## Begin

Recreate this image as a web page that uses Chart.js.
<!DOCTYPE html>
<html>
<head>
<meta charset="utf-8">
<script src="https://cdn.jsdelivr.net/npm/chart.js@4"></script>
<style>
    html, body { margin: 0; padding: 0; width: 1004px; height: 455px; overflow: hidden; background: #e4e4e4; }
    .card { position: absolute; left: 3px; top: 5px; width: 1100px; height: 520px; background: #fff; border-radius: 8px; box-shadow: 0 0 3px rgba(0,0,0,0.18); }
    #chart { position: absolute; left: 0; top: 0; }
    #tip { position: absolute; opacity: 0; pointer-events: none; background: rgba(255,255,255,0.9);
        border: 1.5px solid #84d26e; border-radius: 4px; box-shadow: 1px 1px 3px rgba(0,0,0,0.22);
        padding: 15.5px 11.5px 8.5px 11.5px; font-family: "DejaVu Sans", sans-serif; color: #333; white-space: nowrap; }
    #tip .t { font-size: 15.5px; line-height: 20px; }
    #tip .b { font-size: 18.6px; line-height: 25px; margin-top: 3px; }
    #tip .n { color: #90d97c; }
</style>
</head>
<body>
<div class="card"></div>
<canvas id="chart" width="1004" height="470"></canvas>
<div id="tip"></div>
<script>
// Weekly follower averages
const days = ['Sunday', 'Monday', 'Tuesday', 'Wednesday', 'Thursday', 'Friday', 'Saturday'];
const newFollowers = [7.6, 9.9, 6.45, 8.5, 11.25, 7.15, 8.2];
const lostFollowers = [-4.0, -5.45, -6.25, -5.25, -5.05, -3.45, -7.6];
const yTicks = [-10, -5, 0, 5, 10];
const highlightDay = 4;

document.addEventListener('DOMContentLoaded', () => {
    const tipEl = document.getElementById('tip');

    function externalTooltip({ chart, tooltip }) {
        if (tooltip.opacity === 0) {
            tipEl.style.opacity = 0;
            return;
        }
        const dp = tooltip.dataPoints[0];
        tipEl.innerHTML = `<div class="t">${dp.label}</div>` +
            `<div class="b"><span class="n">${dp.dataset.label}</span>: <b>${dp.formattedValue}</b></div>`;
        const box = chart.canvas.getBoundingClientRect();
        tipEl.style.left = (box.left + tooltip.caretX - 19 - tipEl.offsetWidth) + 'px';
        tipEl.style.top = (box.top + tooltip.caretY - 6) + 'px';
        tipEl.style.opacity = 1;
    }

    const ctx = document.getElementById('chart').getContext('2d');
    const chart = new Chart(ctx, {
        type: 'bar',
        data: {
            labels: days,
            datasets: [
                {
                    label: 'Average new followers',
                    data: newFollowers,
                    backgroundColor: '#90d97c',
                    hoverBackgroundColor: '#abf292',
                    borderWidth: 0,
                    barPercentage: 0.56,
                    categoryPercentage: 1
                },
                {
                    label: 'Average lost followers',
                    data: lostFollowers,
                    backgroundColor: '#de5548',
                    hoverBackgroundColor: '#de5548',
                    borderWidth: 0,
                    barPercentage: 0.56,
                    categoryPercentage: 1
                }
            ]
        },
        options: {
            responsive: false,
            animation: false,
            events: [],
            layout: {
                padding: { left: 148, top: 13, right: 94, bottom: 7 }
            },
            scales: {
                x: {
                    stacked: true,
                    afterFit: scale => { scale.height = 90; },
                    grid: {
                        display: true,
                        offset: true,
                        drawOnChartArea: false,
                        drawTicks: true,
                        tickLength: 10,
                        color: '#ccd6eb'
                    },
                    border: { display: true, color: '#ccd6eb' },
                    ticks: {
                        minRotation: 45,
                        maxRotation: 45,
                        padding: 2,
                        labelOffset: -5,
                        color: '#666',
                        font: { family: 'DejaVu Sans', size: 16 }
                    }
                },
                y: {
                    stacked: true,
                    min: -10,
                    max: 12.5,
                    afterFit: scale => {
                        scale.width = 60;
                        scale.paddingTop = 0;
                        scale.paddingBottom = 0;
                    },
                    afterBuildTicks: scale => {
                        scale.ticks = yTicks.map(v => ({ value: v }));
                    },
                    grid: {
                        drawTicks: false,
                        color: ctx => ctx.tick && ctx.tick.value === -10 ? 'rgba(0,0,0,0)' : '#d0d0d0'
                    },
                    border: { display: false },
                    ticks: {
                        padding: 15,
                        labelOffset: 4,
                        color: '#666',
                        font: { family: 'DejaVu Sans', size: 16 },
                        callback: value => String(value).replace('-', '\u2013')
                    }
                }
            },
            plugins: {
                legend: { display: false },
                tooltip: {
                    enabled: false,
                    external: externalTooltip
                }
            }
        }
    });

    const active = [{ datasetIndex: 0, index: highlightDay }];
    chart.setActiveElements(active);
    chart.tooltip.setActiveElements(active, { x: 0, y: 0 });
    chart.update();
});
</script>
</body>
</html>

## End
## Begin

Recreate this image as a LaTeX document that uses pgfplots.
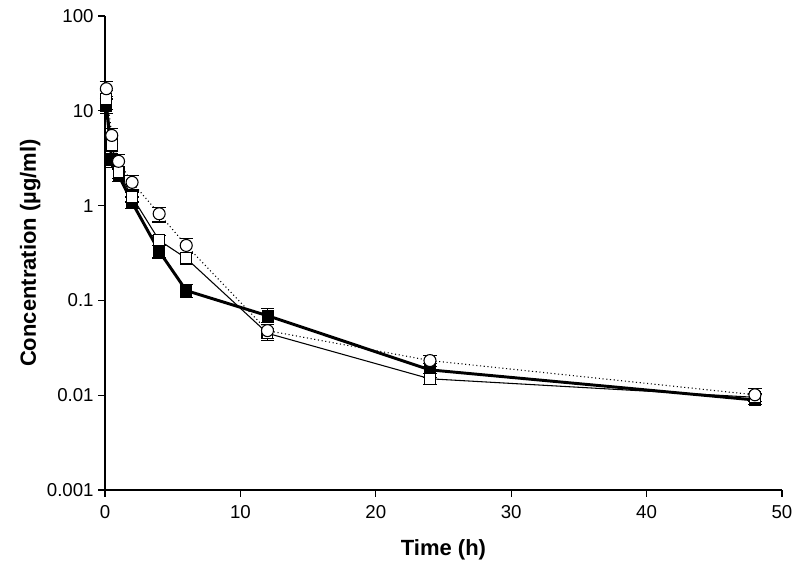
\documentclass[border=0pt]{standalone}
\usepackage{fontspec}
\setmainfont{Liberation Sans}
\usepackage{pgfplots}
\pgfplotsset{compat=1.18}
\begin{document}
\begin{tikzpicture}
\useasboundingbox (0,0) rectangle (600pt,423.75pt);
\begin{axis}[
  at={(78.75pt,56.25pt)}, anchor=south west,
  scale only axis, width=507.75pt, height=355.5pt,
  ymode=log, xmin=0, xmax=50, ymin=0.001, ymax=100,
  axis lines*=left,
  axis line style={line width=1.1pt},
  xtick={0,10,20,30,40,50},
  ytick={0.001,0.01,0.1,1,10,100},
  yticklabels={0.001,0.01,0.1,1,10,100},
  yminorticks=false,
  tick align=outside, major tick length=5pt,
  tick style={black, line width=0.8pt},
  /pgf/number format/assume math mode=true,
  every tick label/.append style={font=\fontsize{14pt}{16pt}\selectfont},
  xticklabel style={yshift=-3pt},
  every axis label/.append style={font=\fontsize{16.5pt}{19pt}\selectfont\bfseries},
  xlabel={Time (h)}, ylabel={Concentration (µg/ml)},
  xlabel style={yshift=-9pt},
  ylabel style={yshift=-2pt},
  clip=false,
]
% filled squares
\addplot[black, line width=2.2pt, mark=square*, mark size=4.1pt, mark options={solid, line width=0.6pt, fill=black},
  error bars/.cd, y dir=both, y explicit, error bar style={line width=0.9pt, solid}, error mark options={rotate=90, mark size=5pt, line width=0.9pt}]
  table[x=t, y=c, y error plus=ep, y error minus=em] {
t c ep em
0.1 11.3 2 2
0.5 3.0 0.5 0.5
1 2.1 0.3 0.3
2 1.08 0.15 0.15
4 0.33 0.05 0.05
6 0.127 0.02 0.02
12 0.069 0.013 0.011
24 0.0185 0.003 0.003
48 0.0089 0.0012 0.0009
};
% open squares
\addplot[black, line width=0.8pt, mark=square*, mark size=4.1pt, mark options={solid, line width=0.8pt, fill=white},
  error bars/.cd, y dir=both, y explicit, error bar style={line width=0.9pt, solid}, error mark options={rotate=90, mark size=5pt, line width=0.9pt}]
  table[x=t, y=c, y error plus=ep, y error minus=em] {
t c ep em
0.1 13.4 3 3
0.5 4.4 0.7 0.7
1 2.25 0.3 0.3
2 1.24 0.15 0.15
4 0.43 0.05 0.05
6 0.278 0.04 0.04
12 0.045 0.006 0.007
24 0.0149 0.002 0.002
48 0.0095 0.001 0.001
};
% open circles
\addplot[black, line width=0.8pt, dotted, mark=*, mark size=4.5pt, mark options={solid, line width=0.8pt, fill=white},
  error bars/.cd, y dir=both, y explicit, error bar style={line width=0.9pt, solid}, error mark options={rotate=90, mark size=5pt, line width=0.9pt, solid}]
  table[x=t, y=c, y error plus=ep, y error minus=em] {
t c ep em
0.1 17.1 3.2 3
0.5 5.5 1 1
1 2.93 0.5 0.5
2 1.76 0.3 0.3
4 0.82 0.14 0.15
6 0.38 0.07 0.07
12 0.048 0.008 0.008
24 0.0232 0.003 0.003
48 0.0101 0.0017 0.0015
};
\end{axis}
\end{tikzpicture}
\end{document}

## End

> **WRITTEN INSTRUCTION**: Return exactly the lines from the line that has "Recreate this image as a web" to the line that has "const tipEl = document.getElementById('tip');", both of them included.

> **EXERCISE ANSWER**:
Recreate this image as a web page that uses Chart.js.
<!DOCTYPE html>
<html>
<head>
<meta charset="utf-8">
<script src="https://cdn.jsdelivr.net/npm/chart.js@4"></script>
<style>
    html, body { margin: 0; padding: 0; width: 1004px; height: 455px; overflow: hidden; background: #e4e4e4; }
    .card { position: absolute; left: 3px; top: 5px; width: 1100px; height: 520px; background: #fff; border-radius: 8px; box-shadow: 0 0 3px rgba(0,0,0,0.18); }
    #chart { position: absolute; left: 0; top: 0; }
    #tip { position: absolute; opacity: 0; pointer-events: none; background: rgba(255,255,255,0.9);
        border: 1.5px solid #84d26e; border-radius: 4px; box-shadow: 1px 1px 3px rgba(0,0,0,0.22);
        padding: 15.5px 11.5px 8.5px 11.5px; font-family: "DejaVu Sans", sans-serif; color: #333; white-space: nowrap; }
    #tip .t { font-size: 15.5px; line-height: 20px; }
    #tip .b { font-size: 18.6px; line-height: 25px; margin-top: 3px; }
    #tip .n { color: #90d97c; }
</style>
</head>
<body>
<div class="card"></div>
<canvas id="chart" width="1004" height="470"></canvas>
<div id="tip"></div>
<script>
// Weekly follower averages
const days = ['Sunday', 'Monday', 'Tuesday', 'Wednesday', 'Thursday', 'Friday', 'Saturday'];
const newFollowers = [7.6, 9.9, 6.45, 8.5, 11.25, 7.15, 8.2];
const lostFollowers = [-4.0, -5.45, -6.25, -5.25, -5.05, -3.45, -7.6];
const yTicks = [-10, -5, 0, 5, 10];
const highlightDay = 4;

document.addEventListener('DOMContentLoaded', () => {
    const tipEl = document.getElementById('tip');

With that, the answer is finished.